Okay, so I'm learning 52 languages in 52 weeks. It's not like I'm going to speak fluently 55 languages (as I already know 3, you see) in a year. I'm just looking into these languages, learning a couple of phrases and so on. Learning a bit about the language and the people speaking it and the culture built around it. Things like that. Nothing big and fancy and amazing and wonderful and all that.
But the people look at me as if I was doing something extraordinary and fantastic, like I must be a genius or something, I'm going to learn 52 languages from scratch in a year and then I'll speak all of them.
ROTFLMAO!
I wish!
Frankly, if I did, I would have chosen different languages.
I hate that. So I love languages. So I'm not stupid and my memory isn't bad. So I learn hundreds of foreign words and phrases in a week, and would be able to tourist in a country with difficulties, not so minor either, but in that foreign language. My pronunciation might not be good but it's not bad either. And so on.
But I'm not some sort of freak for that!
Daniel Tammet, learning Icelandic from 4:40
BTW, I found this very inspiring... I don't think I have thought of words as pictograms... I mean the visual impact of the word written in Latin letters... We are not taught to do that. Daniel does because of his visual mind.
Synesthesia is not foreign to me, there are some things I prefer to describe in those terms, like in cooking - I think which color the food needs more, and then add it. But it's not very synesthethic, because it's usually something like "more green", and then it's better with herbs. So, it's not very complex synesthethics :-D (If at all, actually)

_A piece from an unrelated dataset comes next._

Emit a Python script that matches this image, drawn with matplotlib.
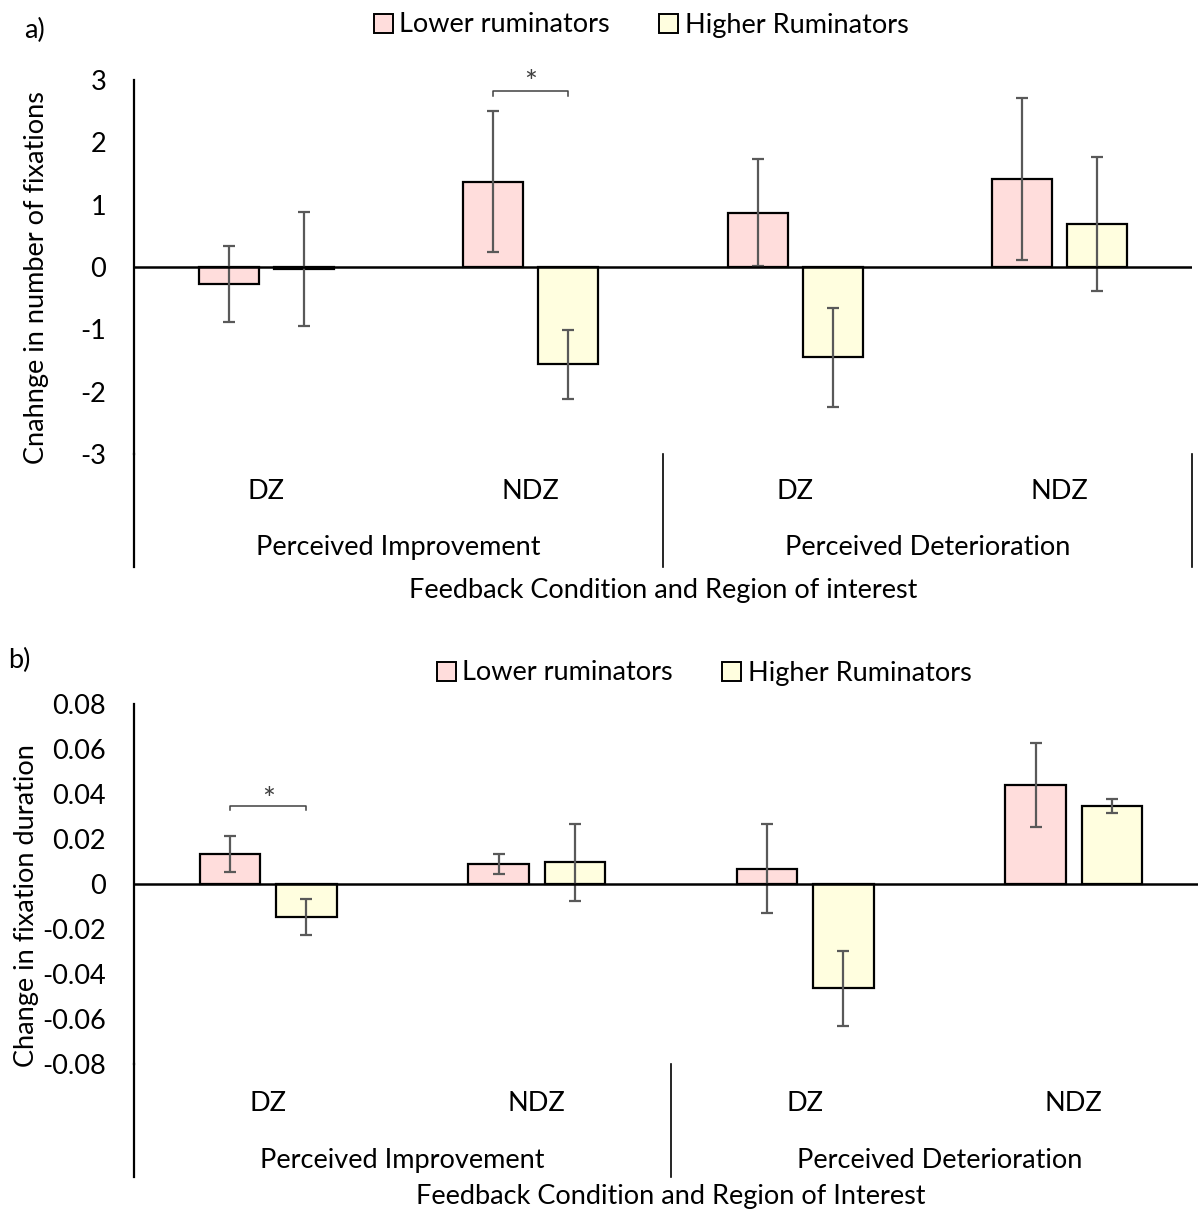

Nevertheless, there is a sense of color to words, and other senses, and that could be used to learn more... perhaps the people who are sort of intuitively learning languages do just that? To learn the "sound" of language... it's like as long they are using good grammar, the sense of the language is pleasant, but wrong words and grammar is like throwing a stone in a pond...
Anyway, I was reading a discussion about grammar... I love grammar. I have said it before and I say it again. Nevertheless I have no problems in understanding that a lot of others don't feel love to grammar, on the contrary. I mean, it was taught as something you were supposed to learn because you had to - it was incomprehensible, abstract, complicated... it didn't have any conceivable meaning, purpose or sense. It was just rules and exceptions and exceptions on exceptions on exceptions with backflip twist... and then there were sample sentences that were so simplified they had lost all the usability... You know...
(here's transcription and translation of the French, if you find it difficult to understand. Read it first, and then listen to the video, so you'll learn a bit of French too :-D)
But that's the kind of sentences you are taught to make grammar sensible, meaningsful and connected to reality. LOL Sure, the monkey, oui, sur la branche! Le singe, masculine, la branche, feminine... oui... Bah! Sottise!